What's the History of the Mournes?
Around the 3rd century, the Mourne area of County Down is said to have been ruled by a king named Ross Ruad. He had a shepherd Boirche, who herded his cattle along the peaks. The mountains then became known as Beanna Boirche, the peaks of Boirche (pronounced Banna-borka).
Later on in the 12th century, a sept of the Mac Mahon clan, called Mughdhorna (pronounced Mourna) came from modern day County Monaghan in the middle of the island to settle in South Down. They gave their name to the area we now know as Mourne and the Mourne Mountains.
Myths & Legends
The Great Cairn at the summit of Slieve Donard, the Mournes’ highest peak, is known locally as one of many entrances to the ‘Otherworld’ (usually associated with the fairies in pagan times and hell once Christianity took hold) – a recurring theme in the myths and legends of Ireland.
A man named Partholón, one of the first settlers in Ireland according to the Lebor Gabála Érenn (Book of Invasions), is said to be buried in the Great Cairn!

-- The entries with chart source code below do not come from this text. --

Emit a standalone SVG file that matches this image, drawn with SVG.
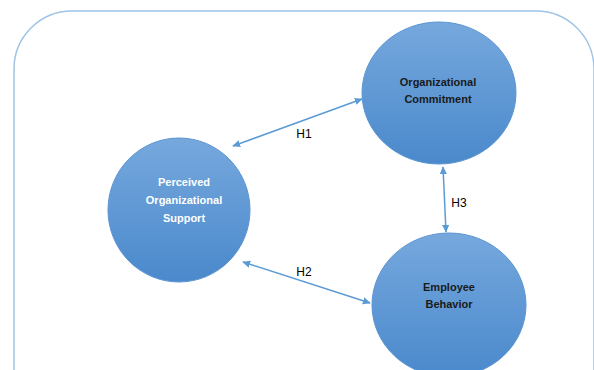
<svg xmlns="http://www.w3.org/2000/svg" width="594" height="370" viewBox="0 0 594 370">
  <defs>
    <linearGradient id="nodeFill" x1="0" y1="0" x2="0" y2="1">
      <stop offset="0" stop-color="#76a8dd"/>
      <stop offset="1" stop-color="#4a89cc"/>
    </linearGradient>
    <marker id="arrow" viewBox="0 0 10 10" refX="9" refY="5" markerWidth="8" markerHeight="8" markerUnits="userSpaceOnUse" orient="auto-start-reverse">
      <path d="M0,0.5 L10,5 L0,9.5 Z" fill="#5b9bd5"/>
    </marker>
    <style>
      .frame { fill: #ffffff; stroke: #9dc3e6; stroke-width: 1.5; }
      .node { fill: url(#nodeFill); stroke: #5b95d2; stroke-width: 1; }
      .label-light { font-family: "Liberation Sans", Arial, sans-serif; font-size: 11px; font-weight: bold; fill: #ffffff; text-anchor: middle; }
      .label-dark { font-family: "Liberation Sans", Arial, sans-serif; font-size: 11px; font-weight: bold; fill: #1a1a1a; text-anchor: middle; }
      .link { fill: none; stroke: #5b9bd5; stroke-width: 1.5; marker-start: url(#arrow); marker-end: url(#arrow); }
      .hyp { font-family: "Liberation Sans", Arial, sans-serif; font-size: 12px; fill: #000000; text-anchor: middle; }
    </style>
  </defs>

  <rect class="frame" x="14" y="11" width="580" height="420" rx="58" ry="58"/>

  <g id="connectors">
    <line class="link" x1="233" y1="146" x2="362" y2="99"/>
    <line class="link" x1="243" y1="262" x2="370" y2="303"/>
    <line class="link" x1="443" y1="167" x2="446" y2="232"/>
    <text class="hyp" x="304" y="138">H1</text>
    <text class="hyp" x="304" y="276">H2</text>
    <text class="hyp" x="459" y="207">H3</text>
  </g>

  <g id="perceived-organizational-support">
    <ellipse class="node" cx="179" cy="210" rx="71" ry="72"/>
    <text class="label-light" x="184" y="186">Perceived</text>
    <text class="label-light" x="184" y="204">Organizational</text>
    <text class="label-light" x="184" y="222">Support</text>
  </g>

  <g id="organizational-commitment">
    <ellipse class="node" cx="439" cy="93" rx="77" ry="71"/>
    <text class="label-dark" x="438" y="86">Organizational</text>
    <text class="label-dark" x="438" y="103">Commitment</text>
  </g>

  <g id="employee-behavior">
    <ellipse class="node" cx="449" cy="305" rx="77" ry="72"/>
    <text class="label-dark" x="449" y="291">Employee</text>
    <text class="label-dark" x="449" y="308">Behavior</text>
  </g>
</svg>
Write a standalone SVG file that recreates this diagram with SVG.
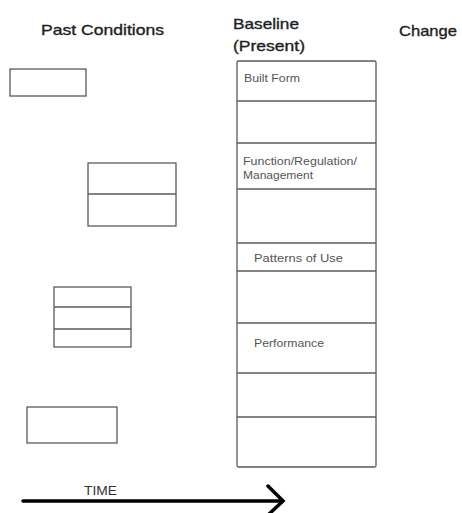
<svg xmlns="http://www.w3.org/2000/svg" width="462" height="513" viewBox="0 0 462 513">
  <style>
    .box { fill: #ffffff; stroke: #5a5a5a; stroke-width: 1.3; }
    .div { stroke: #5a5a5a; stroke-width: 1.3; fill: none; }
    .head { font-family: "Liberation Sans", Arial, sans-serif; font-size: 15px; fill: #1e1e1e; stroke: #1e1e1e; stroke-width: 0.35; }
    .lbl { font-family: "Liberation Sans", Arial, sans-serif; font-size: 10px; fill: #555555; }
    .time { font-family: "Liberation Sans", Arial, sans-serif; font-size: 13px; fill: #333333; }
    .arrow { stroke: #000000; stroke-width: 3.5; fill: none; stroke-linecap: round; stroke-linejoin: miter; }
  </style>
  <rect width="462" height="513" fill="#ffffff"/>

  <!-- column headings -->
  <g id="headings">
    <text class="head" x="41" y="35" textLength="123" lengthAdjust="spacingAndGlyphs">Past Conditions</text>
    <text class="head" x="233" y="29" textLength="66" lengthAdjust="spacingAndGlyphs">Baseline</text>
    <text class="head" x="233" y="51" textLength="72" lengthAdjust="spacingAndGlyphs">(Present)</text>
    <text class="head" x="399" y="36" textLength="58" lengthAdjust="spacingAndGlyphs">Change</text>
  </g>

  <!-- past condition boxes -->
  <g id="past-1">
    <rect class="box" x="10" y="69" width="76" height="27"/>
  </g>
  <g id="past-2">
    <rect class="box" x="88" y="163" width="88" height="63"/>
    <line class="div" x1="88" y1="194" x2="176" y2="194"/>
  </g>
  <g id="past-3">
    <rect class="box" x="54" y="287" width="77" height="60"/>
    <line class="div" x1="54" y1="307" x2="131" y2="307"/>
    <line class="div" x1="54" y1="329" x2="131" y2="329"/>
  </g>
  <g id="past-4">
    <rect class="box" x="27" y="407" width="90" height="36"/>
  </g>

  <!-- baseline column -->
  <g id="baseline">
    <rect class="box" x="237" y="61" width="139" height="406" rx="1.5"/>
    <line class="div" x1="237" y1="101" x2="376" y2="101"/>
    <line class="div" x1="237" y1="143" x2="376" y2="143"/>
    <line class="div" x1="237" y1="189" x2="376" y2="189"/>
    <line class="div" x1="237" y1="243" x2="376" y2="243"/>
    <line class="div" x1="237" y1="271" x2="376" y2="271"/>
    <line class="div" x1="237" y1="323" x2="376" y2="323"/>
    <line class="div" x1="237" y1="373" x2="376" y2="373"/>
    <line class="div" x1="237" y1="417" x2="376" y2="417"/>
    <text class="lbl" x="244" y="82" textLength="56" lengthAdjust="spacingAndGlyphs">Built Form</text>
    <text class="lbl" x="243" y="165" textLength="114" lengthAdjust="spacingAndGlyphs">Function/Regulation/</text>
    <text class="lbl" x="243" y="179" textLength="70" lengthAdjust="spacingAndGlyphs">Management</text>
    <text class="lbl" x="254" y="262" textLength="89" lengthAdjust="spacingAndGlyphs">Patterns of  Use</text>
    <text class="lbl" x="254" y="347" textLength="70" lengthAdjust="spacingAndGlyphs">Performance</text>
  </g>

  <!-- time axis -->
  <g id="connectors">
    <line class="arrow" x1="23" y1="501" x2="282" y2="501"/>
    <polyline class="arrow" points="268,486 283,501 268,515"/>
  </g>
  <g id="time-label">
    <text class="time" x="84" y="495" textLength="33" lengthAdjust="spacingAndGlyphs">TIME</text>
  </g>
</svg>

It is also said to be guarded by Saint Domhanghart (Donard) from who Slieve Donard takes its name.
In folklore, Ireland’s first physician Slángha apparently learned his trade in the Mournes, and so Slieve Slághna was named after him.
More Irish Myths & Legends
Who doesn’t like a good smuggling story? Northern Ireland has its fair share of them, such as at the Gobbins Path along the Causeway Coast, or here, in the Mourne Mountains. The narrow, remote mountain passes of the Mourne Mountains were once popular smuggling routes, the Brandy Pad being the most famous.
As the lore goes, illicit goods were brought by sea to a cave along the coast. From there, smugglers would carry items such as coffee, tea, silk and spirits through the mountains to avoid coast guards and customs.
At a place called the “Hares Gap” they would disperse with their goods and take different routes out of the mountains.
Geology & Quarrying
For geology fans, the Mourne Mountains are as interesting as they come. It’s taken millions of years of volcanic activity and many ice ages to reveal the Mournes in their granite majesty. Underneath the dominant granite lies Silurian age rocks of shales, mudstones and greywackes. The range as we see it today was formed from volcanic activity that was also shaping the Giant’s Causeway around the same time – Ireland’s most iconic rock formation.
Quarrying granite was a huge industry for the people of Down by the 18th century, meaning this granite travelled far and wide as news of their skills travelled.
The Mourne Wall was crafted using granite stone from the mountain itself. And the granite used at the 5,000 year old Neolithic site of Newgrange is supposed to have been sourced here as well. You’ll also find this hardy rock at these places too:
- Hans Christian Anderson Statue, Central Park, New York
- Parliament Buildings, Stormont, Belfast
- 911 British Memorial Garden, London
Music & Literature
Need inspiration for that novel you’ve been meaning to write? Many famous authors have found it here over the years.
Belfast born C.S. Lewis was inspired by the scenery and mythology of the area. Lewis crafted the Narnia wonderland from this place and once said that the mountains, “made me feel that at any moment a giant might raise its head over the next ridge.” He also cited the clifftop Dunluce Castle as another inspiration.
Percy French, the Roscommon-born poet and songwriter made mention of the range in his tune “The Mountains of Mourne” when he sings “I might as well be, where the Mountains o’ Mourne sweep down to the sea.”
Magic is in the air in Tollymore Forest in Northern Ireland, another inspiration for Game of Thrones and Narnia
Game of Thrones
A recent nod to the Mournes can be found in Game of Thrones, as Tollymore Forest is featured in the very first episode. It set the scene for The Haunted Forest in Episode 1, giving viewers a glimpse of the lands North of the Wall! Several further episodes were filmed in the forest, and some scenes from Essos and Westeros were filmed in the Mourne Mountains themselves.
Poet Edward Lear wrote of Tollymore Forest being “full of beautiful ruins and bridges and trees and hills and mills and lawns and laurels.” A perfect setting for a fantasy series!